The song is "Birth of Ignorance," the band is Brutal Truth
, the genre is deathgrind, and the album is Extreme Conditions Demand Extreme Responses
. When the album was released in 1992 it had only been five years since the release of Napalm Death
, best known for bringing grindcore's extreme "noise" upon the world. Napalm Death had already taken elements of the most dissonant and chaotic forms of hardcore punk to the limit, creating a sound loved to be hated by outsiders. At the same time, death metal was developing parallel to grindcore as both genres grew with more practitioners determined to further expand the sounds. Brutal Truth was not only one of the first American grindcore bands, but it was also one of the first, if not the very first, to mix both genres almost equally, thus creating what is known as deathgrind.
Deathgrind is indeed the best way to describe the sound. The grindcore assaults occur frequently, but usually between slower passages akin to death metal. This strategy works as it makes the album more varied in sound and a bit more accessible as a result. The instruments continuously move back and forward between the groovy death metal riffage and heart attack worthy grindcore, in which the guitar and bass both refuse to stay on a single chord for more than a second. The bassist, Dan Lilker, is especially talented and already a music veteran. He previously played for Anthrax
(kicked out after the first album), Nuclear Assault
, and Stormtroopers of Death
Vocals are provided by Kevin Sharp (back up from Lilker), who can now often be seen on stage in a cowboy hat and barefoot. He mainly produces a guttural growl much like in death metal, but also unleashes a high pitched scream that I personally believe improve his vocal performance, as the low growls sometimes become monotonous. If the growl is Satan himself, then the screams are the very souls that he tortures. The lyrics are completely grindcore. The words that Sharp spits out critique society, particularly the conservative and right-wing sector. The lyrics are very bleak, anti-ignorance, anti-bigotry, and ultimately misanthropic. The band attacks religion, capitalism, conformity, homophobia, and corruption among other subjects. Anyone who thinks that all liberals (assuming that they are by the lyrics) are just pussies really needs to listen to this album. The band holds nothing back as it tells its "brutal truth" to the world.

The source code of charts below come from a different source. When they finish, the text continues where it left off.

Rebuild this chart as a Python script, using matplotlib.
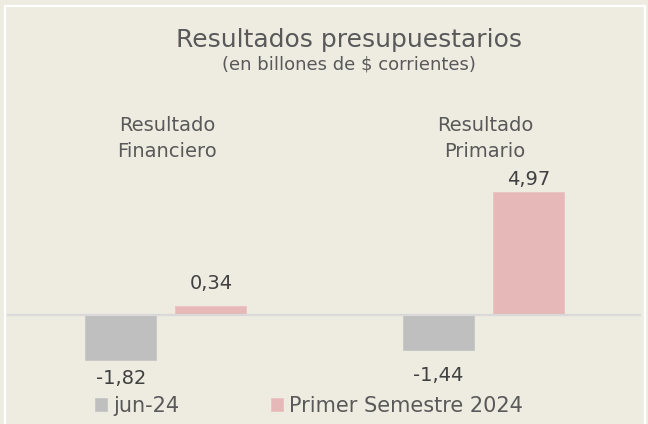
import matplotlib.pyplot as plt
from matplotlib.patches import Rectangle
import numpy as np

# datos
categorias = ['Resultado\nFinanciero', 'Resultado\nPrimario']
series = ['jun-24', 'Primer Semestre 2024']
jun_24 = [-1.82, -1.44]
primer_sem = [0.34, 4.97]

BG = '#EEEBE0'
GRIS = '#BFBFBF'
ROSA = '#E6B8B7'
TXT = '#595959'

plt.rcParams['font.family'] = ['DejaVu Sans']

fig = plt.figure(figsize=(6.48, 4.24), dpi=100)
fig.patch.set_facecolor(BG)

# marco blanco
fig.add_artist(Rectangle((5 / 648, -0.2), 640 / 648, 1.2 - 5.5 / 424,
                         transform=fig.transFigure, fill=False,
                         edgecolor='white', lw=1.6))

ax = fig.add_axes([7 / 648, 24 / 424, 634 / 648, 240 / 424])
ax.set_facecolor(BG)
ax.patch.set_alpha(0)

x = np.arange(len(categorias))
w = 0.224
off = 0.142
b1 = ax.bar(x - off, jun_24, w, color=GRIS, edgecolor='#C6C6C6', lw=0.6, label=series[0], zorder=2)
b2 = ax.bar(x + off, primer_sem, w, color=ROSA, edgecolor='#EBC2C1', lw=0.6, label=series[1], zorder=2)
ax.axhline(0, color='#D9D9D9', lw=1.6, zorder=3)

ax.set_xlim(-0.5, 1.496)
ax.set_ylim(-3.45, 6.26)
ax.axis('off')

fmt = lambda v: f'{v:.2f}'.replace('.', ',')
# desplazamiento de etiquetas en pixeles
dy_jun = [-19, -25]
dy_sem = [23, 12]
for xi, v, d in zip(x - off, jun_24, dy_jun):
    ax.annotate(fmt(v), (xi, v), xytext=(0, d), textcoords='offset pixels',
                ha='center', va='center', fontsize=14, color='#404040')
for xi, v, d in zip(x + off, primer_sem, dy_sem):
    ax.annotate(fmt(v), (xi, v), xytext=(0, d), textcoords='offset pixels',
                ha='center', va='center', fontsize=14, color='#404040')

for xi, c in zip(x, categorias):
    ax.text(xi + 0.005, (400 - 138.5) / 240, c, transform=ax.get_xaxis_transform(),
            ha='center', va='center', fontsize=14, color=TXT, linespacing=1.45)

fig.text(349 / 648, 1 - 40 / 424, 'Resultados presupuestarios', ha='center', va='center',
         fontsize=18, color=TXT)
fig.text(349 / 648, 1 - 64 / 424, '(en billones de $ corrientes)', ha='center', va='center',
         fontsize=13, color=TXT)

fig.legend(handles=[b1, b2], labels=series, loc='center left', bbox_to_anchor=(95 / 648, 1 - 406 / 424),
           ncol=2, frameon=False, fontsize=15, handlelength=0.58, handleheight=0.58,
           handletextpad=0.3, columnspacing=4.4, borderpad=0, borderaxespad=0, labelcolor=TXT)

fig.savefig('out.png', dpi=100, facecolor=BG)
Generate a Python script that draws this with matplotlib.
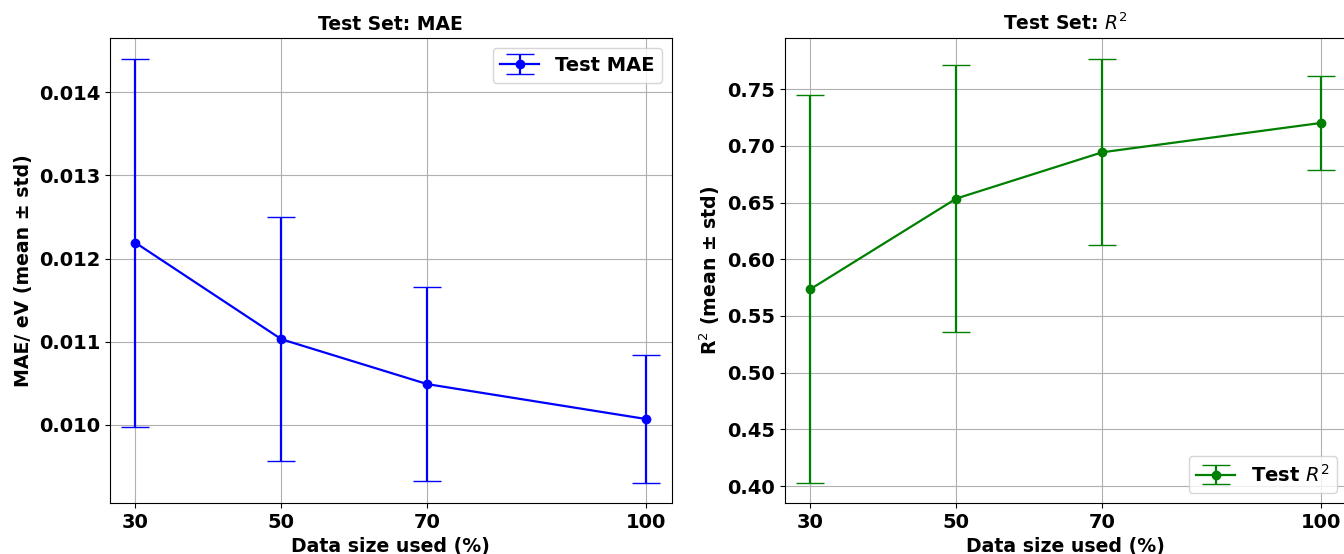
import numpy as np
import matplotlib
matplotlib.use("Agg")
import matplotlib.pyplot as plt

# data size used (%)
sizes = [30, 50, 70, 100]

# test MAE (eV), mean and std over runs
mae_mean = [0.01219, 0.01103, 0.01049, 0.01007]
mae_std = [0.00221, 0.00147, 0.00117, 0.00077]

# test R^2, mean and std over runs
r2_mean = [0.5737, 0.6536, 0.6944, 0.7203]
r2_std = [0.1711, 0.1177, 0.0821, 0.0411]

plt.rcParams['font.weight'] = 'bold'
plt.rcParams['axes.labelweight'] = 'bold'
plt.rcParams['axes.titleweight'] = 'bold'
# keep math symbols in a regular (not bold) weight
plt.rcParams['mathtext.fontset'] = 'custom'
plt.rcParams['mathtext.rm'] = 'DejaVu Sans:normal'
plt.rcParams['mathtext.it'] = 'DejaVu Sans:italic:normal'
plt.rcParams['mathtext.bf'] = 'DejaVu Sans:bold'

fig = plt.figure(figsize=(13.44, 5.54), dpi=100)
ax1 = fig.add_axes([0.0818, 0.092, 0.418, 0.839])
ax2 = fig.add_axes([0.584, 0.092, 0.418, 0.839])

# MAE panel
ax1.errorbar(sizes, mae_mean, yerr=mae_std, fmt='-o', color='blue',
             capsize=10, linewidth=1.6, markersize=6, label='Test MAE')
ax1.set_title('Test Set: MAE', fontsize=13.5)
ax1.set_xlabel('Data size used (%)', fontsize=13.6)
ax1.set_ylabel('MAE/ eV (mean ± std)', fontsize=13.6)
ax1.set_xticks(sizes)
ax1.set_ylim(0.00906, 0.01465)
ax1.grid(True)
ax1.legend(loc='upper right', fontsize=14)
ax1.tick_params(labelsize=14)

# R^2 panel
ax2.errorbar(sizes, r2_mean, yerr=r2_std, fmt='-o', color='green',
             capsize=10, linewidth=1.6, markersize=6, label='Test $R^2$')
ax2.set_title('Test Set: $R^2$', fontsize=13.5)
ax2.set_xlabel('Data size used (%)', fontsize=13.6)
ax2.set_ylabel('R$^2$ (mean ± std)', fontsize=13.6)
ax2.set_xticks(sizes)
ax2.set_ylim(0.385, 0.795)
ax2.grid(True)
ax2.legend(loc='lower right', fontsize=14)
ax2.tick_params(labelsize=14)

for ax in (ax1, ax2):
    ax.set_xlim(26.5, 103.5)

fig.savefig('out.png', dpi=100)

Extreme Conditions Demand Extreme Responses
is a classic in the grindcore genre. The new deathgrind sound would go on to influence countless bands in the future, paving the way for bands like Pig Destroyer
and even Converge
. It is necessary for anyone getting into grindcore to listen to this album and death metal fans that still hate anything -core need to listen to this album. It is essential for all the musical masochists who want more brutality to pleasure their ears. Hell, even the Guinness World Records recognized Brutal Truth when they awarded the band the record of "Shortest Music Video" for the two second "Collateral Damage." My point is, listen to the damn album.